Electric cross

>> It's like a religious symbol dressed up in drag. What could better symbolize Montreal?

By PHILIP PREVILLE

Every now and again, if you're lucky, you'll spot one of the most trippy sights Montreal has to offer: a rainbow of colours flowing through the cross atop Mount Royal--waves of blue, green, red and yellow washing their way through what appear to be individual light bulbs. Though you might think for a moment that you're on acid, it's actually just someone testing the fibre optics on Montreal's most recognizable landmark.

History: Montreal's founder, Paul de Chomedey, sieur de Maisonneuve, apparently planted a wooden cross (or at least ordered one planted by his colonial lackeys) atop Mount Royal on January 6, 1643. People have been trying to find the exact site where he planted it ever since and, though it hasn't been found yet, historians are certain it was not in the place where the cross stands today.

The mountaintop remained bare from the 1650s until the turn of the 20th century, when the St-Jean-Baptiste Society (SSJB) spearheaded the drive to have the cross mounted once more. In the early 1920s, schoolchildren were enlisted to sell five-cent commemorative stamps; they raised over $9,000. The cornerstone of the current cross was laid on St-Jean-Baptiste Day in 1924, and on Christmas eve of that year the cross was lit for the first time.

Electricity: The cross was lit up by 240 individual 75-watt lightbulbs. Pretty much every week for the first 69 years, teams of city blue-collar workers would climb ladders and replace the burnt-out bulbs. "It required a tremendous amount of maintenance," says Daniel Chartier of the city's parks department. "Especially for special events. On St-Jean-Baptiste Day in 1975, they changed all the lightbulbs to blue. It took forever."

In 1993, the city--which had agreed to pick up the tab for all maintenance costs--decided to re-wire the entire contraption with fibre-optic cable at a cost of $300,000. Now the cross can change colour with the flick of a switch.

Publicity: With the cross standing head and shoulders over so much of the city, and being such a key tourist attraction, it's a wonder companies haven't mounted billboard ads on it.
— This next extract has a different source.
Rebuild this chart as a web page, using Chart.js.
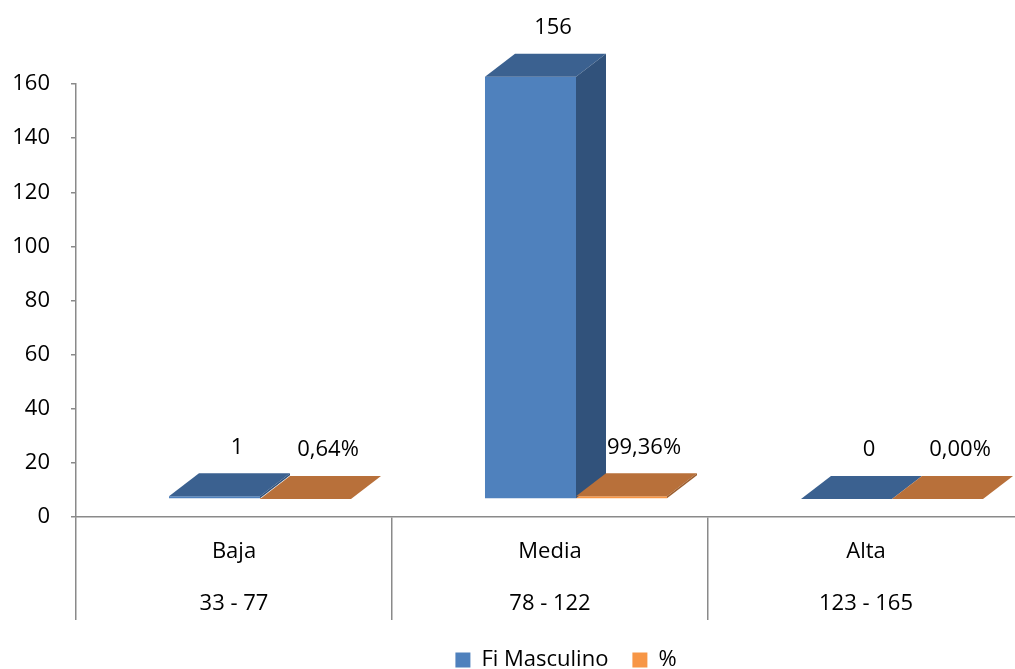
<!DOCTYPE html>
<html><head><meta charset="utf-8">
<script src="https://cdn.jsdelivr.net/npm/chart.js@4/dist/chart.umd.min.js"></script>
<style>html,body{margin:0;padding:0;overflow:hidden;background:#fff;width:1015px;height:669px}canvas{display:block}</style>
</head><body><canvas id="c" width="1040" height="681"></canvas>
<script>
// ---- data ----
const categories = [['Baja', '33 - 77'], ['Media', '78 - 122'], ['Alta', '123 - 165']];
const seriesNames = ['Fi Masculino', '%'];
const fiMasculino = [1, 156, 0];
const porcentaje = [0.0064, 0.9936, 0];
const yMin = 0, yMax = 160, yStep = 20;

// ---- style ----
const FONT = {family: '"Open Sans", "Noto Sans", sans-serif', size: 22};
const AXIS_COLOR = '#8a8a8a';
const frontColors = ['#4F81BD', '#F79646'];
const faceColors = [{top: '#3B6190', side: '#31527B'}, {top: '#B8703A', side: '#9C5E2F'}];
const DEPTH = {dx: 30, dy: 23};
const SHIFT = {x: 26, y: -18};

const fmtPct = v => (v * 100).toFixed(2).replace('.', ',') + '%';
const labelFormatters = [v => String(v), fmtPct];

const bar3d = {
  id: 'bar3d',
  beforeDatasetsDraw(chart) {
    chart.ctx.save();
    chart.ctx.translate(SHIFT.x, SHIFT.y);
  },
  afterDatasetsDraw(chart) {
    const ctx = chart.ctx;
    chart.data.datasets.forEach((ds, i) => {
      const meta = chart.getDatasetMeta(i);
      meta.data.forEach(bar => {
        const {x, y, base, width} = bar.getProps(['x', 'y', 'base', 'width'], true);
        const l = x - width / 2, r = x + width / 2;
        ctx.fillStyle = faceColors[i].top;
        ctx.beginPath();
        ctx.moveTo(l, y); ctx.lineTo(l + DEPTH.dx, y - DEPTH.dy);
        ctx.lineTo(r + DEPTH.dx, y - DEPTH.dy); ctx.lineTo(r, y);
        ctx.closePath(); ctx.fill();
        if (base - y > 0.5) {
          ctx.fillStyle = faceColors[i].side;
          ctx.beginPath();
          ctx.moveTo(r, y); ctx.lineTo(r + DEPTH.dx, y - DEPTH.dy);
          ctx.lineTo(r + DEPTH.dx, base - DEPTH.dy); ctx.lineTo(r, base);
          ctx.closePath(); ctx.fill();
        }
      });
    });
    ctx.fillStyle = '#000';
    ctx.font = FONT.size + 'px ' + FONT.family;
    ctx.textAlign = 'center';
    ctx.textBaseline = 'middle';
    chart.data.datasets.forEach((ds, i) => {
      const meta = chart.getDatasetMeta(i);
      meta.data.forEach((bar, j) => {
        const {x, y} = bar.getProps(['x', 'y'], true);
        ctx.fillText(labelFormatters[i](ds.data[j]), x + 22.5, y - 49);
      });
    });
    ctx.restore();
  },
  afterLayout(chart) {
    const lg = chart.legend;
    if (lg) { lg.left += 54; lg.right += 54; }
  }
};

new Chart(document.getElementById('c'), {
  type: 'bar',
  data: {
    labels: categories,
    datasets: [
      {label: seriesNames[0], data: fiMasculino, backgroundColor: frontColors[0], borderWidth: 0},
      {label: seriesNames[1], data: porcentaje, backgroundColor: frontColors[1], borderWidth: 0}
    ]
  },
  options: {
    responsive: false,
    animation: false,
    devicePixelRatio: 1,
    categoryPercentage: 0.576,
    barPercentage: 1,
    layout: {padding: {left: 0, right: 16, top: 84, bottom: 0}},
    plugins: {
      legend: {
        position: 'bottom',
        labels: {boxWidth: 15, boxHeight: 15, padding: 24, color: '#000', font: FONT}
      },
      tooltip: {enabled: false}
    },
    scales: {
      x: {
        grid: {display: true, drawOnChartArea: false, drawTicks: true, tickLength: 103, offset: true, color: AXIS_COLOR, lineWidth: 1.5},
        border: {display: true, color: AXIS_COLOR, width: 1.5},
        ticks: {padding: -95, color: '#000', font: {family: FONT.family, size: 22, lineHeight: 2.4}, maxRotation: 0, autoSkip: false},
        afterFit(s) { s.height = 108; }
      },
      y: {
        min: yMin, max: yMax,
        ticks: {stepSize: yStep, padding: 21, color: '#000', font: FONT},
        grid: {display: true, drawOnChartArea: false, drawTicks: true, tickLength: 5, color: AXIS_COLOR, lineWidth: 1.5},
        border: {display: true, color: AXIS_COLOR, width: 1.5},
        afterFit(s) { s.width = 76; }
      }
    }
  },
  plugins: [bar3d]
});
</script></body></html>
It's not as though they haven't tried. "There has been lots of pressure to use that space for promotional purposes," says Dinu Bumbaru of Heritage Montreal, "but the city and the SSJB have never let it happen."

Final factoid: Back in the politically correct 1980s, agitators began to complain that the cross, as a pious symbol of Quebec Catholicism, should be dismantled because it no longer reflected Montreal's diversity. Thankfully, those cries fell on deaf ears. "Regardless of political affiliation, the cross has become a secular symbol of Montreal known around the world," says Bumbaru. "What would you prefer to have atop the mountain, a giant block of tofu?"